As Okri portrays life in Lagos post-civil war, he also describes the maturity of a young African artist and his perspective of his role in the future of Nigeria in Dangerous Love.

=== Style ===
Wendy B. Faris from the University of Texas notes a specific trend in Okri's book that she calls "scenic lists" that establish a mysterious and removed perspective of the setting. These lists consist of a series of short sentences and can be found throughout the book. Faris argues that this style creates a voice that connects realistic situations with a magical, spiritual, or "shamanic aura". She characterizes Okri's pieces as "shamanic realism" as he mentions spiritual and supernatural aspects of life throughout his novels.

One example of said "scenic lists" is: "The branches of the palm trees swished and swayed. Women chanted their wares. Cars did dangerous turns."

=== Feminist themes ===
Monica Bongaro, PhD, categorizes Ben Okri as one of the "feminist male authors are making an effort to transcend stand sexual allegories, hence to resolve the problems of gender in ways that run counter to the biases embedded in African male literary tradition."

Okri has stated that he believes that writers have an important role in society to draw attention to issues in society and politics and makes it evident in his portrayal of women as "human beings rather than as qualities or symbols."

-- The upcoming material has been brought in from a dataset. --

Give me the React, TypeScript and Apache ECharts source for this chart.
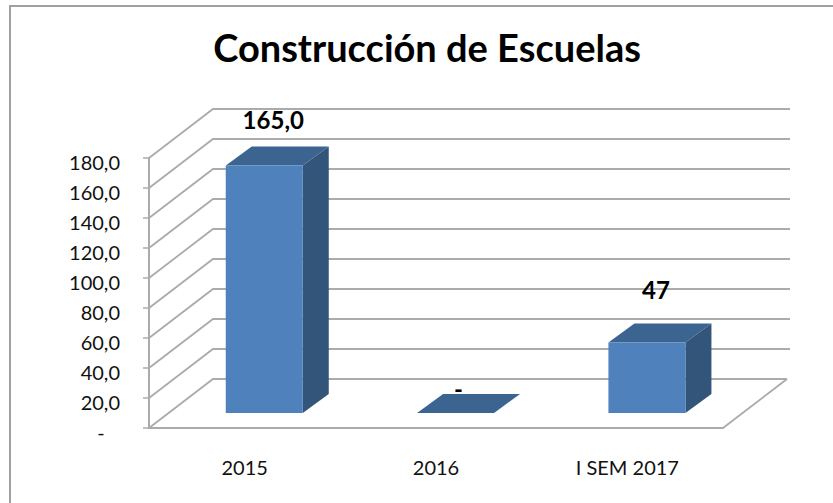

Okri utilizes the character Ifeyiwa, and her relationship with Omovo to criticize women's treatment in Nigeria, however, he approaches it as Ifeyiwa understands and confronts her unhealthy marriage. Bongaro states, "With [Ifeyiwa's] sensitivity and delicacy of emotions, and her determination to cope with life in a sordid rat-infested house with a man she hates and to whom she has been married off by her family, Ifeyiwa stands in opposition to the horrifying spectacle of a society undergoing a process of decomposition."

=== Ritual sacrifice ===
In the first book of Dangerous Love, Omovo and his friend Keme find a young girl brutally killed in a ritual sacrifice. This experience appears in Omovo's nightmares and he compares this encounter to his childhood during the civil war where he witnessed the death of various Igbo people.